Saturday, October 02, 2010

sweet home

Over the weekend I moved, of all things. We’d been looking at places, weighing the merits of a three-bedroom, a two-bedroom, or two one-bedrooms--being in a triad complicates housing, among other things--before deciding on the last option, but the move was still an almost complete surprise. We filled out an application for a one-bedroom in a designated low-income complex, which turns out to be an incredibly complicated process, and it took a week to get all the paperwork—proving our residency, ability to pay rent, income, job status, etc.—sufficiently completed. Eventually, however, we were declared officially poor (we're half a yuppie, my boyfriend says) and on Friday we were finally approved; because of my work schedule, we decided against all common sense to move on Monday.

Whew, is all I have to say. I feel like I haven’t sat still in days, between work and moving and cleaning the old place and being in the very baby beginning stages of setting up the new apartment. But even though this apartment is still overrun with full boxes and empty bookshelves (Don’t even freaking ask me how many boxes of books we had. A LOT) and my spices are all buried beneath some blankets in the giant box that nearly killed me getting up the stairs, I’m already ridiculously happier than I was. I think this apartment will be an excellent argument for space’s impact on mental health.

I wrote a few months ago about how my apartment, my old apartment, had gone rather suddenly from being just a space I lived in to being a home. Well, shortly after that it went from being a home to being something else entirely. My space, while perfect for one inhabitant, proved to be entirely too small for two cohabitants (two and a half, really, since my girlfriend was visiting for about half of every week), two cats, and more books than you can shake a stick at. The apartment went from cozy to claustrophobic, and my insomnia and the lack of a second room to flee to led to me spending many, many nights quelling my restlessness in the bathroom, writing with my back braced against the tub. It made me so sad, watching a place I loved become something akin to prison, someplace that made me itch to leave almost as soon as I entered. People would laugh when I told them I’d spent the wee hours hanging out in my own bathroom, but really it made me deeply sorrowful and more than a little crazy-feeling. If you aren’t home when you’re home, what’s left?

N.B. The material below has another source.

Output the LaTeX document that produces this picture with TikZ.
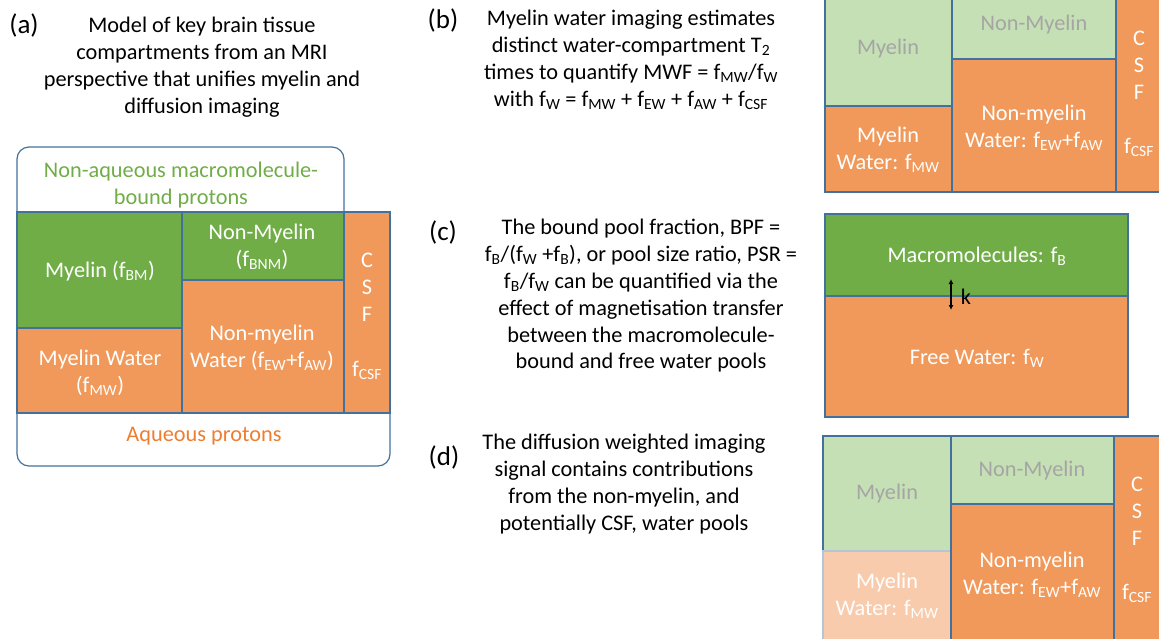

Here, even with the boxes, there is already space. It’s been so long since I’ve lived somewhere with, for instance, a hallway. There are three closets. I set up the bones of my kitchen tonight and my god, I choked up: a full-sized, brand-new stove and refrigerator greeted me when we got here, and there’s even room for a bookshelf. My cookbooks are finally home as well, it seems. It’s almost alarming, the space. A coffee table, really? I am so in love with the idea of what this can become for me, geographically and creatively, that I can barely wait. I hope to be writing at my desk in the living room soon instead of the bathroom; I hope to drink coffee on the couch in the morning and write my goddamn heart out. The worst part about losing my sense of home was that I couldn’t write a word. I hope the drought is over, or at least beginning to be over.

But here’s to new homes, to sharing space with loved ones while preserving your own life, to being happy where you are. Loving where I am makes me want to love the whole damn world, and having a home makes all the difference. I think I’ll love it here.